» Challenge
Work out how many lines in the entries contain the string "matplotlib", and give nothing but that number.

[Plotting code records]
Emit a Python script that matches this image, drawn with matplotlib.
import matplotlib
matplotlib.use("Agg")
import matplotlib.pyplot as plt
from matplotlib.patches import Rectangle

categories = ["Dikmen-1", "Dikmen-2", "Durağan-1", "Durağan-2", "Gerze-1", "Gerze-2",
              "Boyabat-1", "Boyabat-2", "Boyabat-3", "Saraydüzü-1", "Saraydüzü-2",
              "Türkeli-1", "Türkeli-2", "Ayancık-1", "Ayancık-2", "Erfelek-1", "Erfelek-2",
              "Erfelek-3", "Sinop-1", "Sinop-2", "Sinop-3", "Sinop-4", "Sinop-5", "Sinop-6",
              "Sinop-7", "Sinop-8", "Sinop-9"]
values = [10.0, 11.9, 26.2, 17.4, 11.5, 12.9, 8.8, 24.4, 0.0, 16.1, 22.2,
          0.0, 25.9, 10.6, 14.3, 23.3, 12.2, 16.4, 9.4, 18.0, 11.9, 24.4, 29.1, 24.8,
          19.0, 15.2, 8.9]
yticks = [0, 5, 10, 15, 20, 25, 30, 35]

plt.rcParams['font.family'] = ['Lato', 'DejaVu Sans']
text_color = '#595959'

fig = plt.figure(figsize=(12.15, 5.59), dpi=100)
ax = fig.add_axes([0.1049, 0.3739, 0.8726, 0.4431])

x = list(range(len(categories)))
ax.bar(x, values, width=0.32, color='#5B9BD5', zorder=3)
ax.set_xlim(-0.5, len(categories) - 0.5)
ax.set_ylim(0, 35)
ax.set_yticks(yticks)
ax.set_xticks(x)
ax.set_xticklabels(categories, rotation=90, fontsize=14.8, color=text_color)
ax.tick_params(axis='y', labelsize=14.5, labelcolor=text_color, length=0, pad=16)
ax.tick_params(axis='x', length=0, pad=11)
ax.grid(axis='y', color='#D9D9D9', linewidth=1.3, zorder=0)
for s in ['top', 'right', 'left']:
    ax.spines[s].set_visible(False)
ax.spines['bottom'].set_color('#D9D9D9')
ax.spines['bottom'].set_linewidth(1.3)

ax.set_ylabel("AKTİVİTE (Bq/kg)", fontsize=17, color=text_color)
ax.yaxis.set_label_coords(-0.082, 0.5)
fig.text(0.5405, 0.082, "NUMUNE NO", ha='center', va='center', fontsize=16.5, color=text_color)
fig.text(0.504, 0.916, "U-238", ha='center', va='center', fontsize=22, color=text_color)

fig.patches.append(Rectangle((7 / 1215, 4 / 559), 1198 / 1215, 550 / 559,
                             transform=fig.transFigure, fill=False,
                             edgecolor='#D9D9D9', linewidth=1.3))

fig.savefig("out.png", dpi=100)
--
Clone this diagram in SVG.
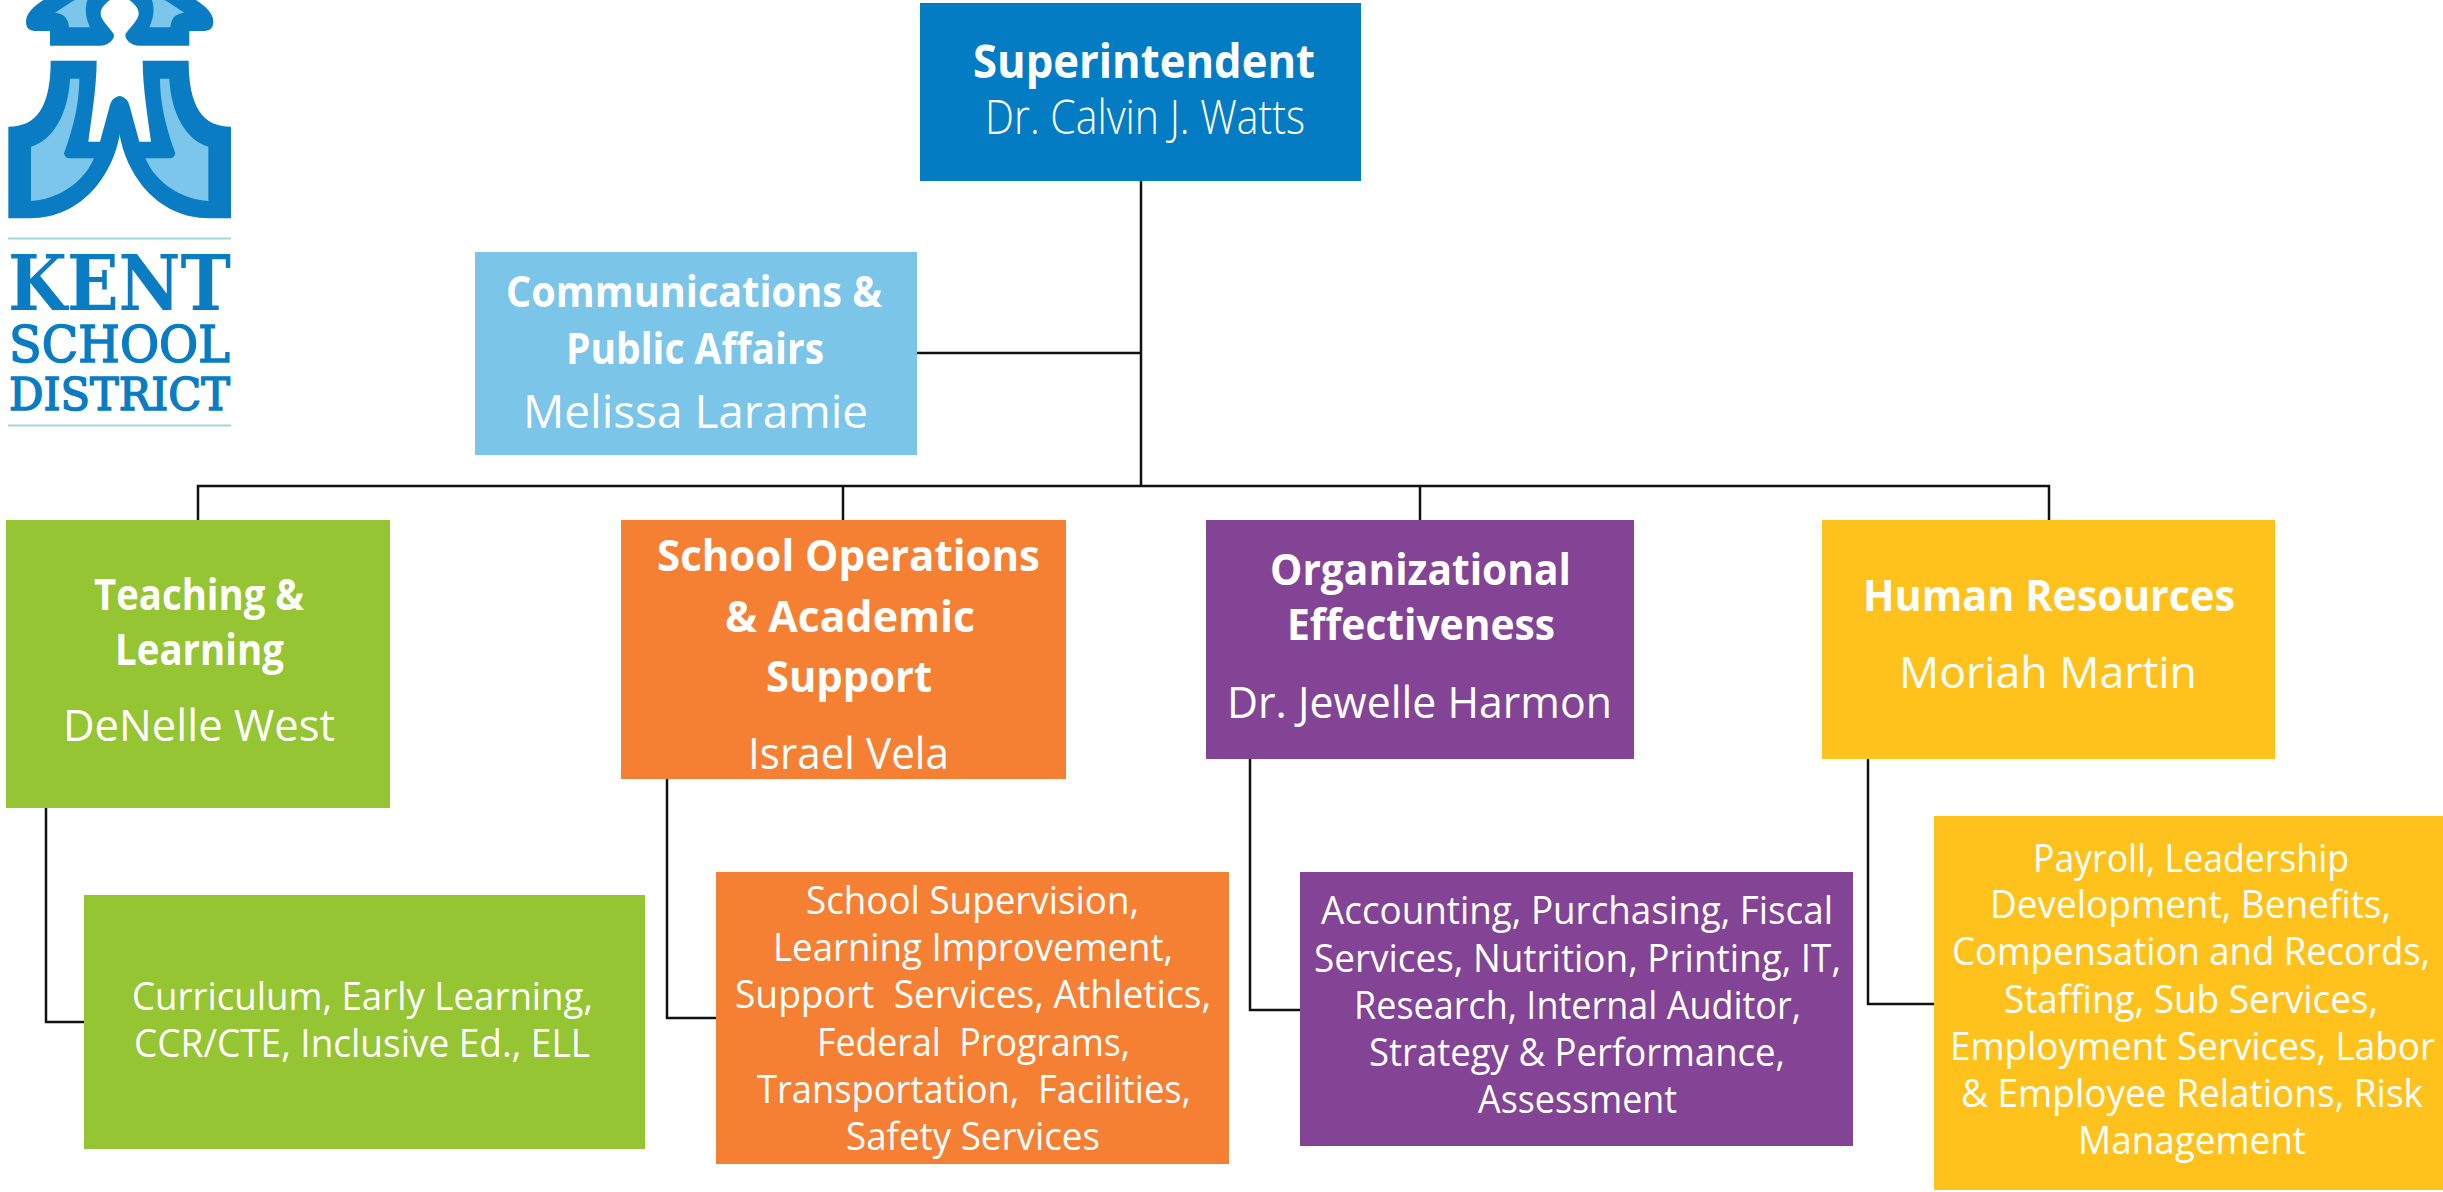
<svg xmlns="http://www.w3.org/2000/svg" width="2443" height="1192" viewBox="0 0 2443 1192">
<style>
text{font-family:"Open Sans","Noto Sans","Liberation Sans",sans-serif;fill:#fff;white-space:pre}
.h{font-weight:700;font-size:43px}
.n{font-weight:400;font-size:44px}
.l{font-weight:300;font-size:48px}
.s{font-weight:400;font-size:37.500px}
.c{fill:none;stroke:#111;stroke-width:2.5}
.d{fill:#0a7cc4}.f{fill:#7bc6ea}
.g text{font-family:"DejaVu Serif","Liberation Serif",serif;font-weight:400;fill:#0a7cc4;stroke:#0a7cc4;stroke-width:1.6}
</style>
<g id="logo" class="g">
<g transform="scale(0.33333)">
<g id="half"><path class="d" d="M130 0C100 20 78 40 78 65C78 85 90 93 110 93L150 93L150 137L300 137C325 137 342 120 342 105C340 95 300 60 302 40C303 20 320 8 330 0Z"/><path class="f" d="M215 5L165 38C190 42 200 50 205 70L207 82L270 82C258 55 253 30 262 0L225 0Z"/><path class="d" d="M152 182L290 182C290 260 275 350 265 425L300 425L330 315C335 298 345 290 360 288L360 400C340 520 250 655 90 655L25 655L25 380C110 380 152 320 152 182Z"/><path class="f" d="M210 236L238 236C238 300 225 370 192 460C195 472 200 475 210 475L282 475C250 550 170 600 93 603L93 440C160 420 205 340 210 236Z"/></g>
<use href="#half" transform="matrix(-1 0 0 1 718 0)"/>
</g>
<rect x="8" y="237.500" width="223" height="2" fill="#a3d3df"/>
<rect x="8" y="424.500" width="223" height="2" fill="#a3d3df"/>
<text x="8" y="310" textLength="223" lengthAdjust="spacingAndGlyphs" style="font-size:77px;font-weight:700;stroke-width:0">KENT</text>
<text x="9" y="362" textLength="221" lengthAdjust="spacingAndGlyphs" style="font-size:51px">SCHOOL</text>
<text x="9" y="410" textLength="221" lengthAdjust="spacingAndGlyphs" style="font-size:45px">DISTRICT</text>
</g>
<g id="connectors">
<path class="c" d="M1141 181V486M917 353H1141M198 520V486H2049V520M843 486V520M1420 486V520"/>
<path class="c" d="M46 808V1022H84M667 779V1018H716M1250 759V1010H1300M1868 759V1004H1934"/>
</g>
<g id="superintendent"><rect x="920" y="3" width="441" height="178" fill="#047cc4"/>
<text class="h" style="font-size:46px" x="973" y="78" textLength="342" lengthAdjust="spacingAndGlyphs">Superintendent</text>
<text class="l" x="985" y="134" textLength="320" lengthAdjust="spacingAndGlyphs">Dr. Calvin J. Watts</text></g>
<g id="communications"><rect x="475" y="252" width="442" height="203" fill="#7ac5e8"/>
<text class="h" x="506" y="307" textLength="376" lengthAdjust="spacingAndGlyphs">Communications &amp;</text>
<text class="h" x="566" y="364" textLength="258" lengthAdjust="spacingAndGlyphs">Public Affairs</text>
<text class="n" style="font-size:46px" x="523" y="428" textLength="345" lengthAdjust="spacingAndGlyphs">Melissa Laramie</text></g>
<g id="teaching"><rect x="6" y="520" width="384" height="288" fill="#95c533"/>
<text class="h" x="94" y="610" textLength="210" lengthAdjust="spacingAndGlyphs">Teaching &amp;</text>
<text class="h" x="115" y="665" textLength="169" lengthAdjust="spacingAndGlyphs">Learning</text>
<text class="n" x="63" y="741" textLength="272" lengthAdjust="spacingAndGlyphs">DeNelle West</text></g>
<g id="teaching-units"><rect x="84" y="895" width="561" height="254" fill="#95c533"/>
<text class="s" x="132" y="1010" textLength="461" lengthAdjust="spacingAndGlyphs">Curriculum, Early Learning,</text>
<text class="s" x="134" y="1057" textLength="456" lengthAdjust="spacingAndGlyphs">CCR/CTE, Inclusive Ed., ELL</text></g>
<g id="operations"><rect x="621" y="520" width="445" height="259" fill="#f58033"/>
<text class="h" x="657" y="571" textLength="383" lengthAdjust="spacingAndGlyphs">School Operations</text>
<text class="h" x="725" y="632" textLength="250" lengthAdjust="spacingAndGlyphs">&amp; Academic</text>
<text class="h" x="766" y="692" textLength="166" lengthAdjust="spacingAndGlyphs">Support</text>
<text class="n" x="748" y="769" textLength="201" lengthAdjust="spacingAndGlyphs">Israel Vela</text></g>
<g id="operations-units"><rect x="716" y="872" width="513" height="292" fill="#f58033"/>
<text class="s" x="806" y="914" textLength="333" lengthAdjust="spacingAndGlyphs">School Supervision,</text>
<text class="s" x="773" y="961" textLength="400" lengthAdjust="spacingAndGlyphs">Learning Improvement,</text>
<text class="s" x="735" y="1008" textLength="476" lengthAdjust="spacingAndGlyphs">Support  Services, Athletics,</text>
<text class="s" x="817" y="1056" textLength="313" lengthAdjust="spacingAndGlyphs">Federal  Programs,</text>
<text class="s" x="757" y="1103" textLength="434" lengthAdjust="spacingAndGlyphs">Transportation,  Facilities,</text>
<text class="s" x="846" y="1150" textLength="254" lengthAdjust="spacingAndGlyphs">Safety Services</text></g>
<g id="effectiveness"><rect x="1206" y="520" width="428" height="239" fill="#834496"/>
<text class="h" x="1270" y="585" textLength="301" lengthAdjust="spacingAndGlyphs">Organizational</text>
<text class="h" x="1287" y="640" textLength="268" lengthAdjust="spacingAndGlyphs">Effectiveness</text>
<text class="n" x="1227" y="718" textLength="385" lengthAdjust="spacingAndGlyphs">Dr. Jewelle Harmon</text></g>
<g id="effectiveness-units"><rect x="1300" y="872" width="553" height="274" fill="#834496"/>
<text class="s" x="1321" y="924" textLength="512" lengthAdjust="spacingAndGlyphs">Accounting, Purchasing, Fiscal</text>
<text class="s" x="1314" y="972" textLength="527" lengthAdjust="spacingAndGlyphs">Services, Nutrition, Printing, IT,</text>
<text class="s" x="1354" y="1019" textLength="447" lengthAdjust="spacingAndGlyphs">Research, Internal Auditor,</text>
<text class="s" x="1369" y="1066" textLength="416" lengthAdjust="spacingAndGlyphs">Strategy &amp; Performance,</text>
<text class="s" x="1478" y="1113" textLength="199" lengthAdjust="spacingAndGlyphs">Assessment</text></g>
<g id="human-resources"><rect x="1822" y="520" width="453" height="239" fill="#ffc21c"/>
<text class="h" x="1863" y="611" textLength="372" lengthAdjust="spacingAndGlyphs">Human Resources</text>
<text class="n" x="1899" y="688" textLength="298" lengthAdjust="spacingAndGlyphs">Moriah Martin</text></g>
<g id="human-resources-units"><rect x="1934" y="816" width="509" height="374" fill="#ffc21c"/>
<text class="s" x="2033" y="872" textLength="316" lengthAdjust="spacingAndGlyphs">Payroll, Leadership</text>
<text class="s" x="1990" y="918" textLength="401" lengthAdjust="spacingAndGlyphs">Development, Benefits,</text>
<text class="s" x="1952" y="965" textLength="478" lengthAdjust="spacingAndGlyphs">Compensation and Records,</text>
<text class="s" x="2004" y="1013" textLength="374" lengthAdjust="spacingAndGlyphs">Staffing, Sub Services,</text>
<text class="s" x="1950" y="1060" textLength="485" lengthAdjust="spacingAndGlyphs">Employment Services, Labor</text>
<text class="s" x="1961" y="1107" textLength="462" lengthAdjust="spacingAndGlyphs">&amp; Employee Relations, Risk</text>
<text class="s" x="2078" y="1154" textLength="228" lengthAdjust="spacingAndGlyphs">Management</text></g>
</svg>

» Answer below
5